According to Sisca, a confluence is queer inasmuch as it is the meeting of “separate forces, transforming, non-conforming” (126). Confluences are sites of both disintegration and regeneration, loci where “[t]wo and one are no longer their own” (125), where streams of experience cease to be independent of one another and begin to flow together in unity. A confluence is queer in that it disrupts the partition of identities – in Sisca’s poetry, cultural heritage and non-normative sexuality – that otherwise seem to be incompatible. Just as the Busento and Crati rivers meet within the city of Cosenza, the body is the node in which separate streams of experiences are able to coalesce and, in their coalescence, become unified within an individual. However, as we know, it has been difficult for many Italian-Canadian queer people to reconcile the streams of their identities.
Another of Sisca’s poems, “Cipolle,” presents the Calabrian coastline as a sequence of isolated poetic sketches, each stanza a stroke of paint on an Impressionist’s canvas. Each sketch is an abstraction of the material world, witnessed by the narrative voice. Each serves as a phenomenological vignette of a sight, a sensation: carved initials on a cactus, a solitary boat in the surf (116). The experience of place in Sisca’s poetry is a direct product of the “union of body and nature” (117), the conjunction of the senses and the matter that interacts with them. The poem ends with the image of the body as it floats upon the surface of the sea, “a single pulse [...] hugged by ocean waves” (117). The body, an unstable entity, both creates and apprehends the rippling waves of the equally, perhaps reflexively, unstable body of water. The wave produced by the body’s pulse extends away from it and eventually returns, pushing back onto the body itself. In this suspended state, the body is thus circumscribed not by what it is, but by what it does and, in turn, receives.
In the poem “The Return,” the body is once again presented as a dynamic entity. Here, the narrator, in observing the material culture of a family home, is caught “spectating the self as a museum full of memories” (118). Inanimate objects – a credenza, tablecloths of lace and embroidery (117-118) – surround the narrator’s experiences within the space, and they are in turn storied by these experiences. Unfinished artworks, for example, are no longer seen as “products of procrastination,” but as artefacts of a “valued practice” (119).
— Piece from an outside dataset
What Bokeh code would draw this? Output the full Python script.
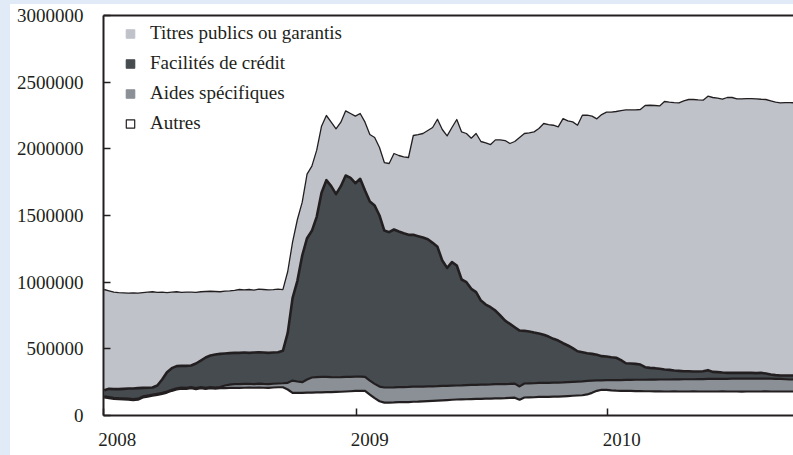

In a similar way as the body floating on water in “Cipolle,” in “The Return,” the body is an archive that both emanates memory and is subsequently altered by it. Memories, like the returning waves, meet the contour of a body that is unrecognizable from what it was even moments before. This self-spectating process through familiar objects acknowledges the existence of the self in separate timelines and materialities, and distinguishes the past self as an observable object of the present. The body is unstable in its constitution, metabolizing and metamorphosing; in relation to the world around it, the body is perpetually in the process of becoming.
Scholar Elizabeth Grosz states that “[t]he body must be regarded as a site of social, political, cultural, and geographical inscriptions, production, or constitution. The body is not opposed to culture, a resistant throwback to a natural past: it is itself a cultural, the cultural product” (Grosz, 23). As shown, in Sisca’s poetry, the present state of the body is in conversation with its environment. In emanating experience and in turn receiving the environment by way of the senses, the body becomes a confluence of identities, a node of different streams of being. This process allows for a possibility of queering the Italian-Canadian body, particularly as it returns to its ancestral Calabria: “Cultures and traditions ebb and flow / like the lungs of an aging loved one / who has seen life and experienced time” (119).
Works Cited
Grosz, Elizabeth. Volatile Bodies: Towards a Corporeal Feminism. Bloomington
and Indianapolis: Indiana UP, 1994.
Sisca, Christopher. “Cipolle.” Here & Now: An Anthology of Queer Italian-Canadian
Writing, vol. 2, edited by Licia Canton, Longbridge Books, 2024, pp. 116-117.
Sisca, Christopher. “Confluenza.” Here & Now: An Anthology of Queer Italian-Canadian
Writing, vol. 2, edited by Licia Canton, Longbridge Books, 2024, pp. 125-126.
Sisca, Christopher. “The Return.” Here & Now: An Anthology of Queer Italian-Canadian
Writing, vol. 2, edited by Licia Canton, Longbridge Books, 2024, pp. 117-119.